President Trump and Xi meet on Saturday on the sidelines of the G20 summit will likely have the broadest market impact. Unlike past meetings both domestic economies (prior weakness was isolated to China) have reported sharp deceleration. This rises expectations for a positive outcome (although a solid agreement is unlikely). Trump is now under significant pressure from constitutes to find a solution as negative consequences of the trade conflict mount. The US now risks structural shifts that could indeterminately damage agriculture and manufacturing sectors. Which in turn could spill over into the broader economy. The sharp downturn in consumer confidence indicates the trade war is having, at least, a psychological effect. While we don’t anticipate any breakthrough we suspect that Trump will take a moderate tone which will be risk positive Monday.
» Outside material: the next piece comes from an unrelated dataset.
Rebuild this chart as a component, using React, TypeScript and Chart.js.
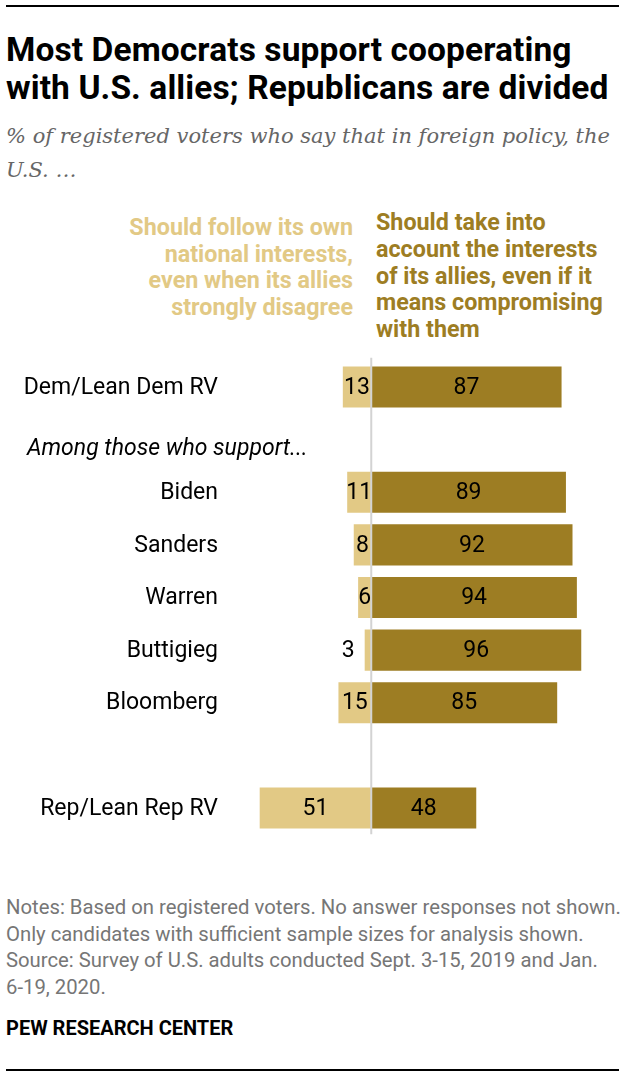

No faint hope game as EU and Switzerland turn their backs

It seems difficult to say, but it is a fact: Swiss Federal Councilor, Head of Foreign Affairs department, Ignazio Cassis, confirmed on Thursday that the EU has decided not to extend recognition of Swiss stock exchange, expiring on 30 June 2019. Yet unlike people consider, risks of a major decline in Swiss shares is rather limited. Swiss authorities “Plan B” should safeguard Swiss stock market from any abrupt decline in liquidity or downward pressure on prices. Indeed, the countermeasure implemented by Swiss authorities give EU investors the option to invest in Swiss shares directly by re-routing money flows through Swiss exchanges while a ban of Swiss registered multi-market securities in the EU is therefore implemented. EU sanctions have however no impact on multilateral trading facilities or systematic internalizer investment firms according to MiFid II.

Starting from July 2019, Swiss stock market should therefore remain safe and could even benefit from higher volumes short-term, at the benefit of Swiss brokers. However, the situation could worsen in the long-term, as the Swiss market could lose its shine due to persistent frictions with the EU, which would pose major obstacles to EU investors and asset managers in terms of investment horizon, adequacy and underlying risks. In addition, incentives to implement IPOs on the Swiss stock exchange would be reduced. The tough stance shown by the EU is therefore highly related to UK’s Brexit and the fact that it is not willing to send the wrong signal to its British counterparts. Following the headline, Swiss exchanges are facing a drop due to idiosyncratic risk, while the Swissie stays unaffected. June KOF economic barometer points to a drop of 0.2 points, pointing at 93.6 (prior: 93.8) as the goods producing sector and private consumption are declining while foreign demand shows positive signals.

EUR/CHF is trading at 1.11021 (-1.36% year-to-date), approaching 1.11150 short-term.